Before performing the statistical analysis, the predicted fluxes are log2 transformed and z-scaled. Z-transformation was done to ensure that the statistical effect sizes, e.g., odds ratio's and regression coefficients, are comparable across reactions. Not performing a z-transformation can result in dramatically different effect sizes as the scale of flux values can differ between reactions. Log transformation on the relative abundances was done to increase normality of the relative abundance distributions. If the WBMs contain a gut microbiota lumen, i.e, mWBMs or miWBMs, the extracted relative abundances from the WBMs are analysed in the exact same manner as the predicted fluxes.
First, we will define the input paths:
outputPathStatistics = fullfile(resultPath,'resultStatistics');
processedFluxPath = fullfile(resultPath,'fluxAnalysis', 'processed_fluxes.csv');
wbmRelAbunPath = fullfile(resultPath,'fluxAnalysis', 'WBM_relative_abundances.csv');
metadataPath = fullfile(resultPath,'demo_metadata_processed.csv');
Next, we will read the metadata and we will choose a metadata variable to investigate.

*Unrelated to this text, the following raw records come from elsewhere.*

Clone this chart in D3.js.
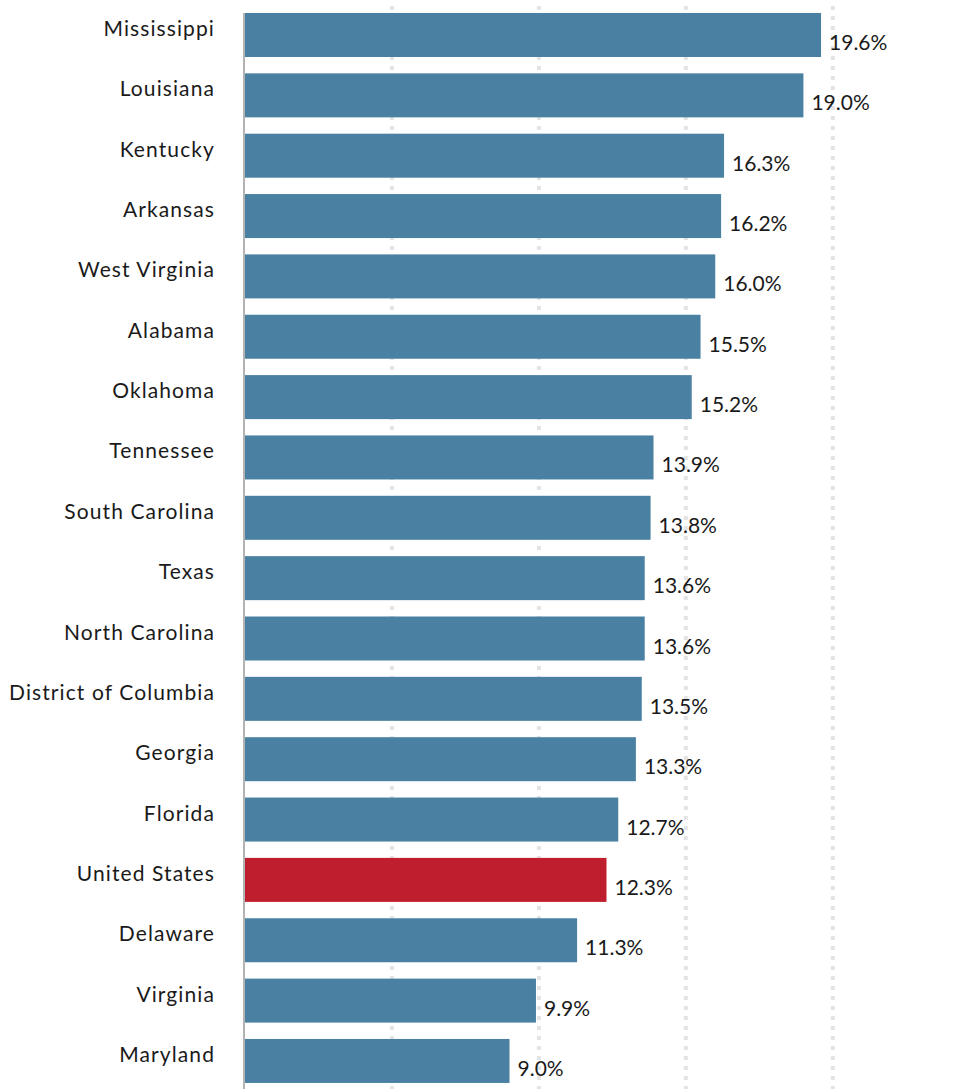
<!DOCTYPE html>
<html>
<head>
<meta charset="utf-8">
<script src="https://cdn.jsdelivr.net/npm/d3@7"></script>
<style>
  body { margin: 0; background: #fff; }
  svg text { font-family: Lato, "Open Sans", sans-serif; fill: #1a1a1a; }
</style>
</head>
<body>
<div id="chart"></div>
<script>
const states = ["Mississippi", "Louisiana", "Kentucky", "Arkansas", "West Virginia", "Alabama",
  "Oklahoma", "Tennessee", "South Carolina", "Texas", "North Carolina", "District of Columbia",
  "Georgia", "Florida", "United States", "Delaware", "Virginia", "Maryland"];
const rates = [19.6, 19.0, 16.3, 16.2, 16.0, 15.5, 15.2, 13.9, 13.8, 13.6, 13.6, 13.5,
  13.3, 12.7, 12.3, 11.3, 9.9, 9.0];
const gridTicks = [5, 10, 15, 20];
const highlight = "United States";

const width = 976, height = 1089;
const svg = d3.select("#chart").append("svg")
    .attr("width", width)
    .attr("height", height);

const x = d3.scaleLinear()
    .domain([0, 20])
    .range([245, 832.8]);

const step = 60.35, gap = 16.35;
const y = d3.scaleBand()
    .domain(states)
    .range([13 - gap / 2, 13 - gap / 2 + states.length * step])
    .paddingInner(gap / step)
    .paddingOuter(gap / step / 2);

// dotted gridlines
svg.append("g")
    .selectAll("line")
    .data(gridTicks)
    .enter()
    .append("line")
    .attr("x1", d => x(d))
    .attr("x2", d => x(d))
    .attr("y1", 6)
    .attr("y2", height)
    .attr("stroke", "#e4e4e4")
    .attr("stroke-width", 4)
    .attr("stroke-dasharray", "4,6");

// bars
svg.append("g")
    .selectAll("rect")
    .data(states)
    .enter()
    .append("rect")
    .attr("x", x(0))
    .attr("y", d => y(d))
    .attr("width", (d, i) => x(rates[i]) - x(0))
    .attr("height", y.bandwidth())
    .attr("fill", d => d == highlight ? "#be1e2d" : "#4a80a2");

// left axis line
svg.append("line")
    .attr("x1", 244)
    .attr("x2", 244)
    .attr("y1", 13)
    .attr("y2", height)
    .attr("stroke", "#b3b3b3")
    .attr("stroke-width", 2);

// category labels
svg.append("g")
    .selectAll("text")
    .data(states)
    .enter()
    .append("text")
    .attr("x", 215)
    .attr("y", d => y(d) + 23)
    .attr("text-anchor", "end")
    .attr("font-size", 21)
    .attr("letter-spacing", 1.1)
    .text(d => d);

// value labels
svg.append("g")
    .selectAll("text")
    .data(states)
    .enter()
    .append("text")
    .attr("x", (d, i) => x(rates[i]) + 8)
    .attr("y", d => y(d) + 37)
    .attr("font-size", 21)
    .text((d, i) => rates[i].toFixed(1) + "%");
</script>
</body>
</html>
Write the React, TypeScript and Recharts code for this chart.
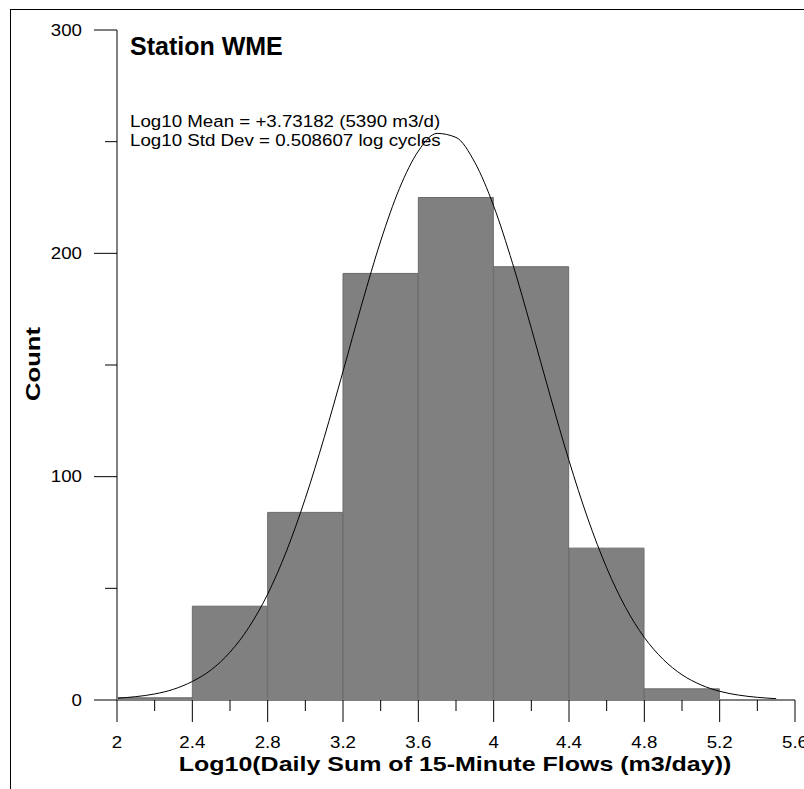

metadata = readMetadataForPersephone(metadataPath);
head(metadata)
Here, we will set diagnosis as the response (dependent) variable for the statistical analysis.
response = 'diagnosis';
 
% Assess the number of samples for each diagnosis group
[groupIndices,categories] = findgroups(metadata.diagnosis);
table(categories, histcounts(groupIndices)','VariableNames',...
{'Diagnosis','Number of samples'})
Only three sample were non-IBD. These samples are removed and we will analyse differences between individuals with Crohn's disease (CD) with those that have ulcerative colitis (UC).
metadata(matches(metadata.diagnosis,'nonIBD'),:)=[];
 
% Save updated metadata file
updatedMetadataPath = erase(metadataPath,'.csv') + "_removedNonIBD.csv";
writetable(metadata,updatedMetadataPath);
Next, we will define variables to control for unwanted confounding effects. We will use age and sex as control variables here.
confounders = {'age', 'Sex'};
As mWBMs were generated for this dataset, exploratory statistics against the response variable will also be generated for the microbial relative abundances. We will however, only analyse microbial species that are present in at least an X percentage of samples in the cohort. Here, we will define this cutoff value as 10% of samples.
microbeCutoff = 0.1;
After setting this cutoff, we can now perform the statistical analysis as follows:
% Run statistics pipeline
% We recommend that you copy and paste this and run it in the command
% window because there can be a long output which is prone to cause issues
% in live scripts.
results = performStatsPersephone(outputPathStatistics, processedFluxPath, ...
updatedMetadataPath, response, 'pathToWbmRelAbundances', wbmRelAbunPath, ...
'confounders',confounders,'microbeCutoff',microbeCutoff);
If no microbiome data was available, this function can be run as follows:
% Run statistics pipeline
results = performStatsPersephone(outputPathStatistics, processedFluxPath, ...
updatedMetadataPath, response, 'confounders',confounders);
To summarise, these variables are required for statistical analysis:
Required variables
The following variables are optional:
After running performStatsPersephone, all results are saved in "statistical_results.xlsx".
This is the end of the tutorial.
References
[1] Thiele, I., Sahoo, S., Heinken, A., Hertel, J., Heirendt, L., Aurich, M. K., & Fleming, R. M. (2020). Personalized whole‐body models integrate metabolism, physiology, and the gut microbiome. Molecular systems biology, 16(5), e8982.